Sanders, assistant professor of Greek in the College at Southwestern, whose presentation addressed the question of how Trinitarian theology (that is, a belief in Father, Son and Holy Spirit) can inform a theology of work, answered how the Trinity might help address such disparity in Star Trek.
“Perhaps the fellowship of the Trinitarian persons in which each seeks the honor and glory of the others without denying the honor and glory due them has something to contribute to this topic,” Sanders said. “It would seem to me that Trinitarian theology can potentially inform us much more on the understanding of equality.”
Sanders’ presentation consisted of five points—what he called “preliminary thoughts”—on the subject of how a theology of work can become a Trinitarian theology of work.
For his first point, Sanders explained, “The Trinity is not just another position to be considered in the discussion or blended into one or more of the already-presented views. The Trinity is the discussion. If the discussion is theological in the Christian sense, it is a discussion about the God who is revealed in Scripture as Trinity.”
Next, Sanders stressed that the work of the Trinity is not a model for human work, adding that this is a common mistake.
“We cannot simply look at God and how the three persons work and try to duplicate that in humanity,” Sanders said. “Part of this is in the simple fact that we are not God. The other reason is that God is not us. He's incorporeal. He's not embodied. And because of that, there are ways that God can relate and work that we cannot.”
This led to Sanders’ third point, that a Trinitarian work in humanity can only be accomplished through the Trinity at work in humanity. This, in turn, ushered in the fourth point, that a Trinitarian theology of work will demonstrate how work reveals the nature of God. Sanders explained that, if the Trinity indwells Christians and works through them, then somehow their work will reveal something about the nature of God.

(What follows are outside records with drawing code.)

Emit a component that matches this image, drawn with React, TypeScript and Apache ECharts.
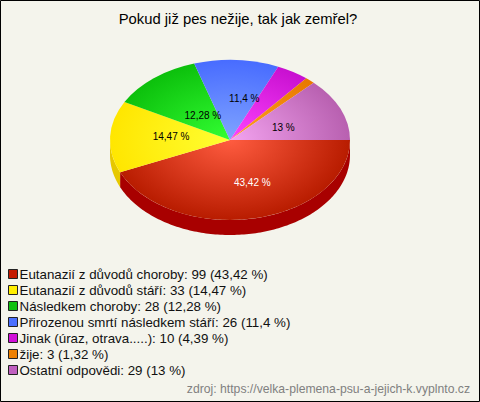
import React, { useEffect, useRef } from "react";
import * as echarts from "echarts";

const titleText = "Pokud již pes nežije, tak jak zemřel?";
const sourceText = "zdroj: https://velka-plemena-psu-a-jejich-k.vyplnto.cz";
const categories = [
  "Eutanazií z důvodů choroby",
  "Eutanazií z důvodů stáří",
  "Následkem choroby",
  "Přirozenou smrtí následkem stáří",
  "Jinak (úraz, otrava.....)",
  "žije",
  "Ostatní odpovědi",
];
const counts = [99, 33, 28, 26, 10, 3, 29];
const percentLabels = ["43,42", "14,47", "12,28", "11,4", "4,39", "1,32", "13"];
const sliceLabelShown = [true, true, true, true, false, false, true];
const labelNudge = [[10, 3], [1, -2], [11, 6], [11, -2], [0, 0], [0, 0], [-2, 3]];
const legendColors = ["#c41a00", "#ffee00", "#10c010", "#4a70ff", "#d010d8", "#ee8000", "#c060c0"];
const centerColors = ["#ff5c40", "#ffff33", "#33ff33", "#80a4ff", "#ff44ff", "#ffa020", "#f4a4f0"];
const edgeColors = ["#b81c00", "#ffe600", "#0cc00c", "#486cff", "#c810d0", "#e87800", "#b860b0"];
const wallColors = ["#a80000", "#e6c800", "#0a900a", "#3050c0", "#a000a0", "#b06000", "#905090"];
const labelColors = ["#ffffff", "#000000", "#000000", "#000000", "#000000", "#000000", "#000000"];

const CX = 230, CY = 140, RX = 120, RY = 80, DEPTH = 15;
const total = counts.reduce((a, b) => a + b, 0);
const startValues = counts.map((_, i) => counts.slice(0, i).reduce((a, b) => a + b, 0));

function App() {
  const ref = useRef<HTMLDivElement>(null);
  useEffect(() => {
    const chart = echarts.init(ref.current!, undefined, { renderer: "svg" });
    const font = "Liberation Sans, Arial, sans-serif";
    const series = categories.map((name, i) => ({
      type: "custom",
      name,
      coordinateSystem: "none",
      silent: true,
      itemStyle: { color: legendColors[i] },
      data: [[counts[i]]],
      renderItem: (_: any, api: any) => {
        const a0 = (startValues[i] / total) * Math.PI * 2;
        const a1 = ((startValues[i] + api.value(0)) / total) * Math.PI * 2;
        const children: any[] = [];
        const w0 = a0, w1 = Math.min(a1, Math.PI);
        if (w1 > w0) {
          const n = Math.max(2, Math.ceil((w1 - w0) / 0.02));
          const top: number[][] = [], bottom: number[][] = [];
          for (let k = 0; k <= n; k++) {
            const t = w0 + ((w1 - w0) * k) / n;
            const x = CX + RX * Math.cos(t), y = CY + RY * Math.sin(t);
            top.push([x, y]);
            bottom.unshift([x, y + DEPTH]);
          }
          children.push({
            type: "polygon", z2: 1,
            shape: { points: top.concat(bottom) },
            style: { fill: wallColors[i] },
          });
        }
        children.push({
          type: "sector", z2: 2, x: CX, y: CY, scaleY: RY / RX,
          shape: { cx: 0, cy: 0, r0: 0, r: RX, startAngle: a0, endAngle: a1, clockwise: true },
          style: {
            fill: new echarts.graphic.RadialGradient(0, 0, RX, [
              { offset: 0, color: centerColors[i] },
              { offset: 1, color: edgeColors[i] },
            ], true),
          },
        });
        if (sliceLabelShown[i]) {
          const mid = (a0 + a1) / 2;
          children.push({
            type: "text", z2: 3,
            x: CX + 0.5 * RX * Math.cos(mid) + labelNudge[i][0],
            y: CY + 0.5 * RY * Math.sin(mid) + labelNudge[i][1],
            style: {
              text: `${percentLabels[i]} %`, fill: labelColors[i],
              font: `10px ${font}`, align: "center", verticalAlign: "middle",
            },
          });
        }
        return { type: "group", children };
      },
    }));
    chart.setOption({
      animation: false,
      backgroundColor: "#f4f4ec",
      title: {
        text: titleText, left: 238, top: 11, textAlign: "center", padding: 0,
        textStyle: { fontFamily: font, fontSize: 14.8, fontWeight: "normal", color: "#000" },
      },
      legend: {
        orient: "vertical", left: 8, top: 266, padding: 0, itemGap: 0,
        itemWidth: 9, itemHeight: 9, icon: "rect", selectedMode: false,
        itemStyle: { borderColor: "#222222", borderWidth: 1 },
        textStyle: {
          fontFamily: font, fontSize: 13.33, color: "#111", lineHeight: 16,
          padding: [0, 0, 0, -3],
        },
        formatter: (name: string) => {
          const i = categories.indexOf(name);
          return `${name}: ${counts[i]} (${percentLabels[i]} %)`;
        },
        data: categories,
      },
      graphic: [
        {
          type: "rect", silent: true,
          shape: { x: 0.5, y: 0.5, width: 479, height: 401 },
          style: { fill: "none", stroke: "#000", lineWidth: 1 },
        },
        {
          type: "text", silent: true, right: 10, top: 383,
          style: { text: sourceText, fill: "#808080", font: `12.2px ${font}` },
        },
      ],
      series,
    });
    return () => chart.dispose();
  }, []);
  return <div ref={ref} style={{ position: "absolute", left: 0, top: 0, width: 480, height: 402 }} />;
}

export default App;
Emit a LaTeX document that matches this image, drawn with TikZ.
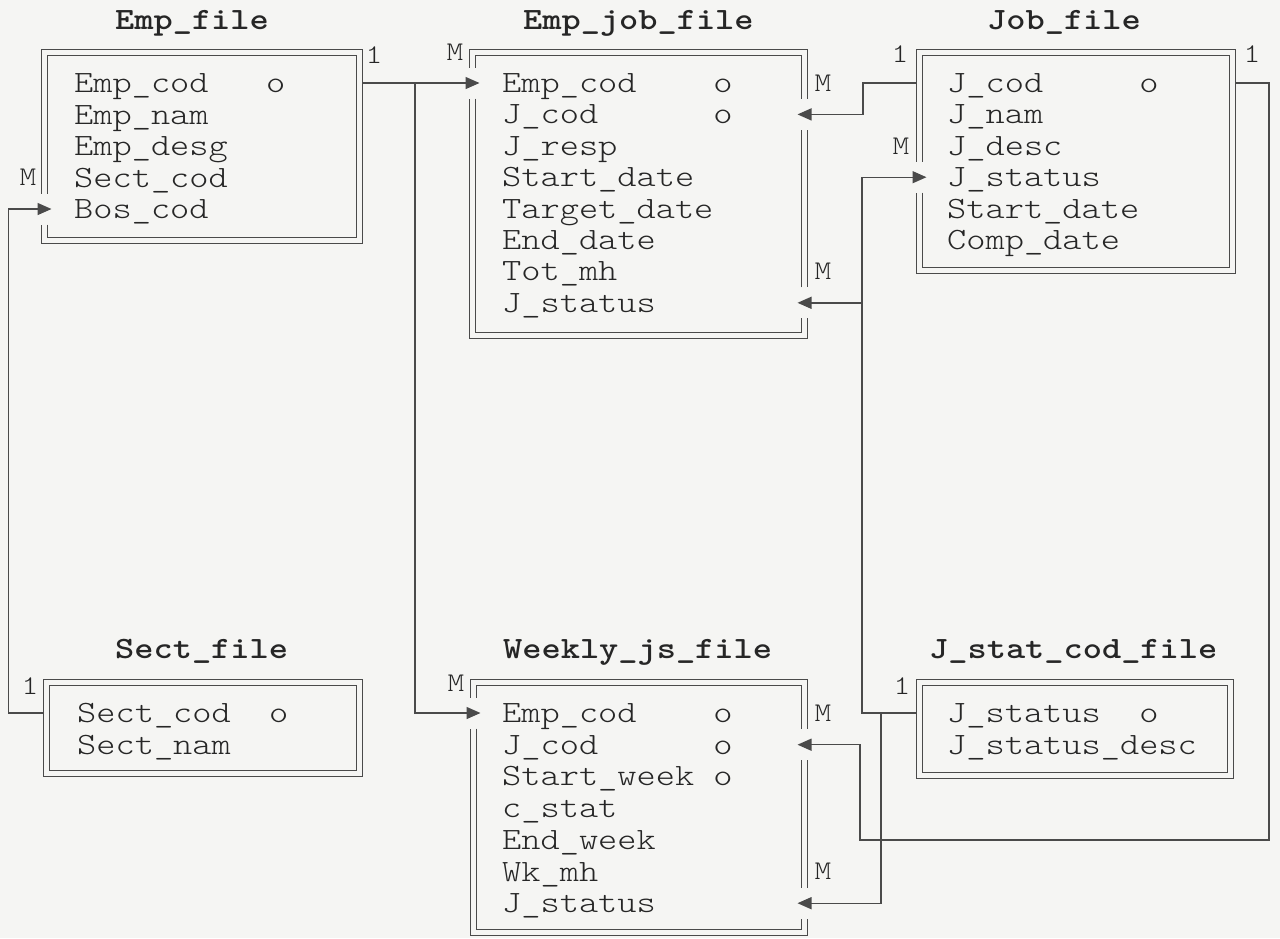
\documentclass[tikz,border=0pt]{standalone}
\usepackage{fontspec}
\newfontfamily\courfont{lmmonolt10-regular.otf}[FakeStretch=1.18, BoldFont=lmmonolt10-bold.otf]
\usetikzlibrary{arrows.meta,calc}
\definecolor{paper}{HTML}{F5F5F3}
\definecolor{inkgray}{HTML}{262626}
\definecolor{linegray}{HTML}{4A4A4A}

\tikzset{
  filebox/.style={draw=none, inner sep=0pt, outer sep=0pt},
  dbl/.style={draw=linegray, line width=1.4pt, double=paper, double distance=4.6pt},
  conn/.style={draw=linegray, line width=1.4pt, -{Triangle[length=14pt,width=12pt]}},
  fld/.style={font=\courfont\fontsize{31}{31}\selectfont, text=inkgray, anchor=west,
    inner sep=0pt, text height=19pt, text depth=0pt},
  ttl/.style={font=\courfont\bfseries\fontsize{31}{31}\selectfont, text=inkgray,
    anchor=base west, inner sep=0pt},
  mult/.style={font=\courfont\fontsize{27}{27}\selectfont, text=inkgray, inner sep=0pt},
}

\begin{document}
\begin{tikzpicture}[x=1pt, y=-1pt]
\fill[paper] (0,0) rectangle (1280,938);
\useasboundingbox (0,0) rectangle (1280,938);

% ---- file boxes (border centre lines) ----
\node[filebox, minimum width=315pt, minimum height=188pt] (ef) at (202,146.5) {};
\node[filebox, minimum width=332pt, minimum height=283pt] (ej) at (638.5,194) {};
\node[filebox, minimum width=313pt, minimum height=218pt] (jf) at (1076,161.5) {};
\node[filebox, minimum width=313pt, minimum height=91pt]  (sf) at (203,728) {};
\node[filebox, minimum width=331pt, minimum height=250pt] (wj) at (639,807.5) {};
\node[filebox, minimum width=311pt, minimum height=93pt]  (js) at (1075,729) {};

% ---- titles ----
\node[ttl] (tef) at (115,29)  {Emp\_file};
\node[ttl] (tej) at (523,29)  {Emp\_job\_file};
\node[ttl] (tjf) at (987,29)  {Job\_file};
\node[ttl] (tsf) at (115,658) {Sect\_file};
\node[ttl] (twj) at (503,658) {Weekly\_js\_file};
\node[ttl] (tjs) at (929,658) {J\_stat\_cod\_file};

% ---- fields ----
\foreach \t [count=\i] in {Emp\_cod\ \ \ o, Emp\_nam, Emp\_desg, Sect\_cod, Bos\_cod}
  \node[fld] (ef\i) at (74,{83+31.5*(\i-1)}) {\t};
\foreach \t [count=\i] in {Emp\_cod\ \ \ \ o, J\_cod\ \ \ \ \ \ o, J\_resp, Start\_date,
    Target\_date, End\_date, Tot\_mh, J\_status}
  \node[fld] (ej\i) at (502,{83+31.4*(\i-1)}) {\t};
\foreach \t [count=\i] in {J\_cod\ \ \ \ \ o, J\_nam, J\_desc, J\_status, Start\_date, Comp\_date}
  \node[fld] (jf\i) at (947,{83+31.4*(\i-1)}) {\t};
\foreach \t [count=\i] in {Sect\_cod\ \ o, Sect\_nam}
  \node[fld] (sf\i) at (77,{713+31.5*(\i-1)}) {\t};
\foreach \t [count=\i] in {Emp\_cod\ \ \ \ o, J\_cod\ \ \ \ \ \ o, Start\_week\ o, c\_stat,
    End\_week, Wk\_mh, J\_status}
  \node[fld] (wj\i) at (502,{713+31.7*(\i-1)}) {\t};
\foreach \t [count=\i] in {J\_status\ \ o, J\_status\_desc}
  \node[fld] (js\i) at (947,{713+31.7*(\i-1)}) {\t};

% ---- multiplicities ----
\node[mult] (efone) at (374,55)  {1};
\node[mult] (efm)   at (28,177)  {M};
\node[mult] (ejm0)  at (455,52)  {M};
\node[mult] (ejm1)  at (823,83)  {M};
\node[mult] (ejm2)  at (823,271) {M};
\node[mult] (jfone) at (900,54)  {1};
\node[mult] (jftwo) at (1252,54) {1};
\node[mult] (jfm)   at (901,146) {M};
\node[mult] (sfone) at (30,686)  {1};
\node[mult] (wjm0)  at (456,683) {M};
\node[mult] (wjm1)  at (823,713) {M};
\node[mult] (wjm2)  at (823,871) {M};
\node[mult] (jsone) at (902,686) {1};

% ---- connectors ----
\coordinate (split) at ($(ef.east|-ef1)+(55.5,0)$);
\draw[conn] (ef.east|-ef1) -- ($(ej.west|-ej1)+(7,0)$);
\draw[conn] (split) |- ($(wj.west|-wj1)+(7,0)$);
\draw[conn] (sf.west|-sf1) -- ++(-38,0) |- ($(ef.west|-ef5)+(7,0)$);
\draw[conn] (jf.west|-jf1) -- ++(-56.5,0) |- ($(ej.east|-ej2)+(-7,0)$);
\draw[conn] (jf.east|-jf1) -| ($(jf.east|-wj5)+(36.5,0)$)
  -- ($(wj.east|-wj5)+(55.5,0)$) |- ($(wj.east|-wj2)+(-7,0)$);
\coordinate (jbus)  at ($(js.west|-js1)+(-57.5,0)$);
\coordinate (jdrop) at ($(js.west|-js1)+(-38.5,0)$);
\draw[conn] (js.west|-js1) -- (jbus) |- ($(jf.west|-jf4)+(7,0)$);
\draw[conn] (jbus|-ej8) -- ($(ej.east|-ej8)+(-7,0)$);
\draw[conn] (jdrop) |- ($(wj.east|-wj7)+(-7,0)$);

% ---- double borders, open where arrows enter ----
\draw[dbl] ($(ef.west|-ef5)+(0,15.5)$) |- (ef.south east) |- (ef.north west)
  -- ($(ef.west|-ef5)+(0,-15.5)$);
\draw[dbl] ($(ej.west|-ej1)+(0,15.5)$) |- (ej.south east) -- ($(ej.east|-ej8)+(0,15.5)$);
\draw[dbl] ($(ej.east|-ej8)+(0,-15.5)$) -- ($(ej.east|-ej2)+(0,15.5)$);
\draw[dbl] ($(ej.east|-ej2)+(0,-15.5)$) |- (ej.north west) -- ($(ej.west|-ej1)+(0,-15.5)$);
\draw[dbl] ($(jf.west|-jf4)+(0,15.5)$) |- (jf.south east) |- (jf.north west)
  -- ($(jf.west|-jf4)+(0,-15.5)$);
\draw[dbl] (sf.north west) rectangle (sf.south east);
\draw[dbl] ($(wj.west|-wj1)+(0,15.5)$) |- (wj.south east) -- ($(wj.east|-wj7)+(0,15.5)$);
\draw[dbl] ($(wj.east|-wj7)+(0,-15.5)$) -- ($(wj.east|-wj2)+(0,15.5)$);
\draw[dbl] ($(wj.east|-wj2)+(0,-15.5)$) |- (wj.north west) -- ($(wj.west|-wj1)+(0,-15.5)$);
\draw[dbl] (js.north west) rectangle (js.south east);
\end{tikzpicture}
\end{document}
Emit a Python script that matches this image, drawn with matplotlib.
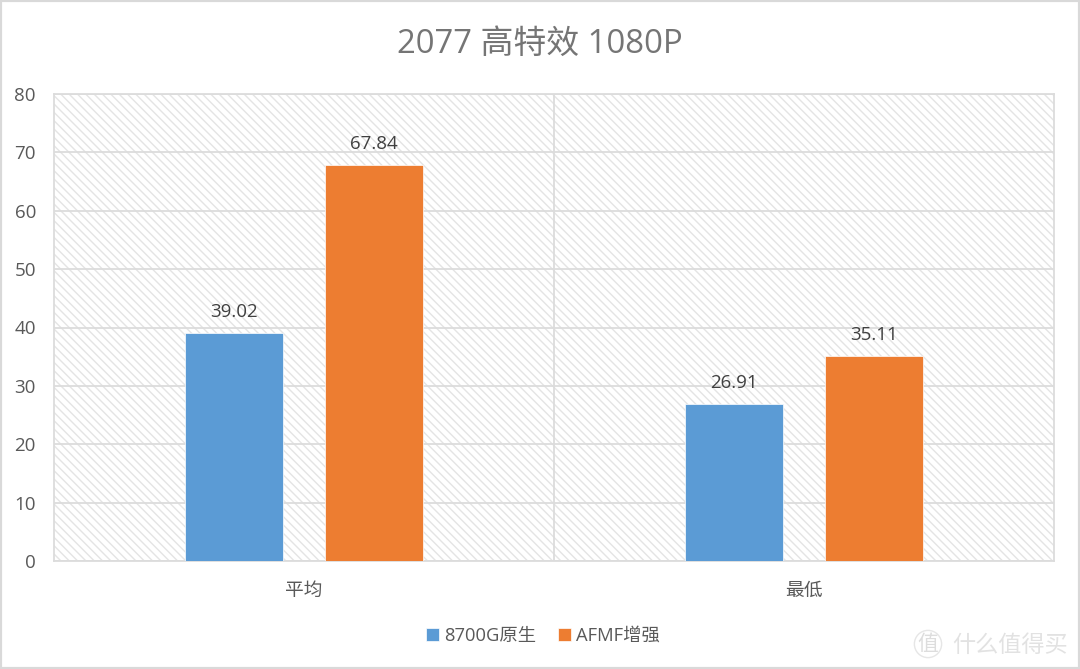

Examples of this concept at work include those of cooperation rather than competition and distinction alongside equality. To illustrate this latter point, Sanders used his Star Trek illustration, noting that, despite the utopic future depicted therein, with everyone being equal in terms of compensation, there still exists a definite hierarchy of worth among workers. Therefore, Sanders argued, Star Trek represents a non-Trinitarian theology of work because it fails to reveal the nature of God’s character.
Sanders’ final point was that a Trinitarian theology of work will promote the dignity of all workers, clarifying that the Trinity as three persons informs the importance of personhood in those created in His image.
Sanders concluded his presentation by acknowledging the need for further study in this area and his belief that any such study will be fruitful in advancing the understanding of work and, therefore, the understanding of one of the fundamental reasons that man was created.